Problem requirements >> Copy down all of the data underneath, exactly as shown.

Supplied data >>
>> START

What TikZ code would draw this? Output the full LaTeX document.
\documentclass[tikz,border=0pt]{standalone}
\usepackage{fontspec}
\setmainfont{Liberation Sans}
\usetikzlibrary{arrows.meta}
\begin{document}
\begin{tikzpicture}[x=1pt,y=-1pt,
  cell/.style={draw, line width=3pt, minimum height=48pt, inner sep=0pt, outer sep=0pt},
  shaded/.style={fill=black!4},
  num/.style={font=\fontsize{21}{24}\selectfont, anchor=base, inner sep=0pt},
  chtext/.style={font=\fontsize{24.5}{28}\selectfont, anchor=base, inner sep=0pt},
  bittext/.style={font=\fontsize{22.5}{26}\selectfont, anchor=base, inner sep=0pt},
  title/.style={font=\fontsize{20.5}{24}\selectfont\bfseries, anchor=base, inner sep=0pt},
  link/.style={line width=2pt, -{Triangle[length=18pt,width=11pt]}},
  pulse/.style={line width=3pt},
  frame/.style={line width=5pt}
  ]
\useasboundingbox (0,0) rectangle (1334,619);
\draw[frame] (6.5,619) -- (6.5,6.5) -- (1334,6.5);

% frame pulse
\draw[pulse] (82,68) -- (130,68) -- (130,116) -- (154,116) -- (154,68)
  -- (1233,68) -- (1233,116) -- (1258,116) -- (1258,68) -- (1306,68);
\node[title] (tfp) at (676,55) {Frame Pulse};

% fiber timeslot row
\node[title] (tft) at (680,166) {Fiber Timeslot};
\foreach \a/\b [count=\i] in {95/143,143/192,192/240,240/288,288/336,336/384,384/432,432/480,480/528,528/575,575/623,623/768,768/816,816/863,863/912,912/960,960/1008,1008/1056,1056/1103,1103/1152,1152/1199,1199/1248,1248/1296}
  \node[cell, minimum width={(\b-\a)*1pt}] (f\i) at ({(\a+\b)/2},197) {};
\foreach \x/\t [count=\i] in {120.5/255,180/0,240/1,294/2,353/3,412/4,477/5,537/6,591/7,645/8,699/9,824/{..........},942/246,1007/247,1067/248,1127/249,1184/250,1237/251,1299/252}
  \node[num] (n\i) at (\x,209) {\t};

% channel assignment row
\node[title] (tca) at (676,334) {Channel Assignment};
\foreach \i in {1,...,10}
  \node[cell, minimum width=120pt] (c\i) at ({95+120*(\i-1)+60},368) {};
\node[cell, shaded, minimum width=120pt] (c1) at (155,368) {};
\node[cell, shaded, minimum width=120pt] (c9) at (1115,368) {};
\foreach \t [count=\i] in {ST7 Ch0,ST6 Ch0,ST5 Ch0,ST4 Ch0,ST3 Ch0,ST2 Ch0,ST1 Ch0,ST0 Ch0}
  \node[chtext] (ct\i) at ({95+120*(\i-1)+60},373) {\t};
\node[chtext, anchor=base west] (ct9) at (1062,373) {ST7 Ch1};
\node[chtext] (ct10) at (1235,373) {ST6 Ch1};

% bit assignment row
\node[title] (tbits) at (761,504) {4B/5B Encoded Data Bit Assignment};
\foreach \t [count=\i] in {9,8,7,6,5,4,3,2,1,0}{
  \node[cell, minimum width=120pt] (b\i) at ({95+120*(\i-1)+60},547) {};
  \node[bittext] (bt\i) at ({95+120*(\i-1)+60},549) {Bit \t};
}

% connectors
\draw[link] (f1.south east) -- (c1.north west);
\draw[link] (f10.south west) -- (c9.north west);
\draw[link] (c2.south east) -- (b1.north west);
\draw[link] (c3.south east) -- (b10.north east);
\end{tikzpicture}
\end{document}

>> END

Final result >>
What TikZ code would draw this? Output the full LaTeX document.
\documentclass[tikz,border=0pt]{standalone}
\usepackage{fontspec}
\setmainfont{Liberation Sans}
\usetikzlibrary{arrows.meta}
\begin{document}
\begin{tikzpicture}[x=1pt,y=-1pt,
  cell/.style={draw, line width=3pt, minimum height=48pt, inner sep=0pt, outer sep=0pt},
  shaded/.style={fill=black!4},
  num/.style={font=\fontsize{21}{24}\selectfont, anchor=base, inner sep=0pt},
  chtext/.style={font=\fontsize{24.5}{28}\selectfont, anchor=base, inner sep=0pt},
  bittext/.style={font=\fontsize{22.5}{26}\selectfont, anchor=base, inner sep=0pt},
  title/.style={font=\fontsize{20.5}{24}\selectfont\bfseries, anchor=base, inner sep=0pt},
  link/.style={line width=2pt, -{Triangle[length=18pt,width=11pt]}},
  pulse/.style={line width=3pt},
  frame/.style={line width=5pt}
  ]
\useasboundingbox (0,0) rectangle (1334,619);
\draw[frame] (6.5,619) -- (6.5,6.5) -- (1334,6.5);

% frame pulse
\draw[pulse] (82,68) -- (130,68) -- (130,116) -- (154,116) -- (154,68)
  -- (1233,68) -- (1233,116) -- (1258,116) -- (1258,68) -- (1306,68);
\node[title] (tfp) at (676,55) {Frame Pulse};

% fiber timeslot row
\node[title] (tft) at (680,166) {Fiber Timeslot};
\foreach \a/\b [count=\i] in {95/143,143/192,192/240,240/288,288/336,336/384,384/432,432/480,480/528,528/575,575/623,623/768,768/816,816/863,863/912,912/960,960/1008,1008/1056,1056/1103,1103/1152,1152/1199,1199/1248,1248/1296}
  \node[cell, minimum width={(\b-\a)*1pt}] (f\i) at ({(\a+\b)/2},197) {};
\foreach \x/\t [count=\i] in {120.5/255,180/0,240/1,294/2,353/3,412/4,477/5,537/6,591/7,645/8,699/9,824/{..........},942/246,1007/247,1067/248,1127/249,1184/250,1237/251,1299/252}
  \node[num] (n\i) at (\x,209) {\t};

% channel assignment row
\node[title] (tca) at (676,334) {Channel Assignment};
\foreach \i in {1,...,10}
  \node[cell, minimum width=120pt] (c\i) at ({95+120*(\i-1)+60},368) {};
\node[cell, shaded, minimum width=120pt] (c1) at (155,368) {};
\node[cell, shaded, minimum width=120pt] (c9) at (1115,368) {};
\foreach \t [count=\i] in {ST7 Ch0,ST6 Ch0,ST5 Ch0,ST4 Ch0,ST3 Ch0,ST2 Ch0,ST1 Ch0,ST0 Ch0}
  \node[chtext] (ct\i) at ({95+120*(\i-1)+60},373) {\t};
\node[chtext, anchor=base west] (ct9) at (1062,373) {ST7 Ch1};
\node[chtext] (ct10) at (1235,373) {ST6 Ch1};

% bit assignment row
\node[title] (tbits) at (761,504) {4B/5B Encoded Data Bit Assignment};
\foreach \t [count=\i] in {9,8,7,6,5,4,3,2,1,0}{
  \node[cell, minimum width=120pt] (b\i) at ({95+120*(\i-1)+60},547) {};
  \node[bittext] (bt\i) at ({95+120*(\i-1)+60},549) {Bit \t};
}

% connectors
\draw[link] (f1.south east) -- (c1.north west);
\draw[link] (f10.south west) -- (c9.north west);
\draw[link] (c2.south east) -- (b1.north west);
\draw[link] (c3.south east) -- (b10.north east);
\end{tikzpicture}
\end{document}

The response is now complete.